A Corruption Lesson from the Ming Dynasty

Have you read The Imjin War by Samuel Hawley? It’s so great. It reads like the history of a gang war in a modern city. But it really describes Japan’s Sixteenth-Century invasion of Korea and attempt to conquer China.

The state of the Eastern hemisphere then was that China was the center of the world. At the time, all of the surrounding Asian states paid tribute to China in recognition of its primacy. Japan stopped making these payments in 1549, but the Chinese Ming Dynasty never got around to punishing its vassal state for the failure. Japan’s Toyotomi Hideyoshi saw this as a sign of weakness and invaded Korea in 1592, fully expecting then to march to Beijing and beyond.

The payment failure was not the only indicator of Ming China’s weakness. Here’s what Hawley has to say about the state of its civil service:

The Hongwu emperor’s vision of a self-sufficient government bureaucracy also proved problematic. He pegged government salaries so low that officials could scarcely afford to fed themselves and their families, let alone run government offices and regional administrations.

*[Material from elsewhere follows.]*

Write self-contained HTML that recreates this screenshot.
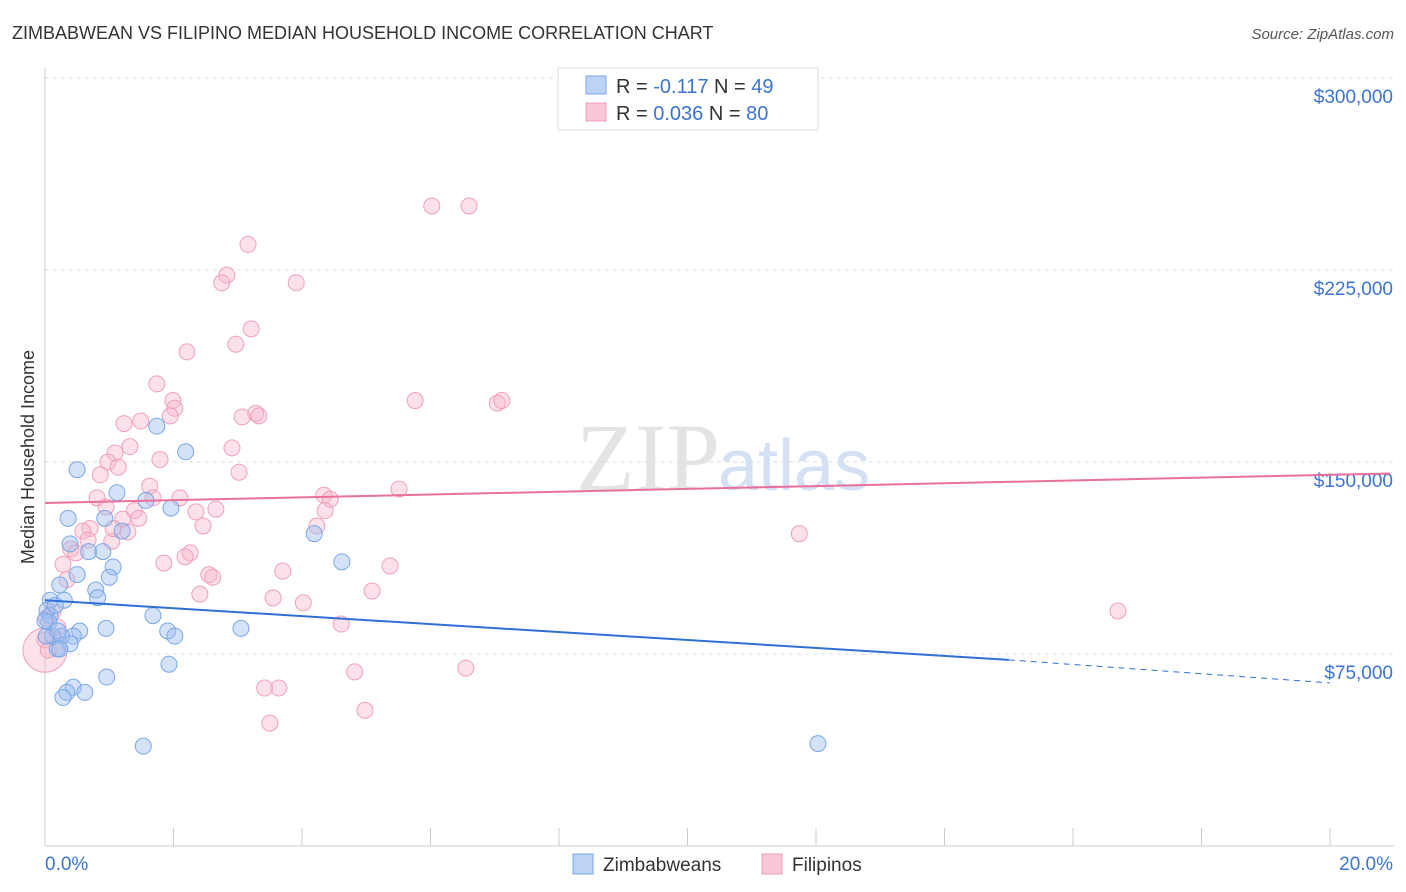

Most had no recourse but to charge “fees” for the services they provided, a practice that further ate into government revenues and inevitably led to abuses. . . .

Strictly speaking this was corruption, but it was such a necessary part of the system that most preferred not to examine the issue too closely. A few rare officials were scrupulous in refusing any sort of additional payment for their services, and lived in abject poverty; others took full advantage of their positions, and amassed incredible fortunes, while the vast majority fell somewhere in between. So where should the line be drawn? As Ray Huang has aptly described it, ‘Should a county magistrate, who by official order was entitled to an annual compensation of less than thirty ounces of silver, still be considered honest if he helped himself to 300 ounces, but not if he took 3,000? If he appropriated 5 percent of the district’s gross tax proceeds, or 10 percent? At what point was honesty defined? Of course it could not be defined.

These “fees” of course sound like grease payments or facilitation payments under the FCPA, and the same sorts of payments still exist in too many places around the developing world. It’s not a new problem! Stay safe out there and pay your civil servants appropriately so this sort of corruption won’t take root.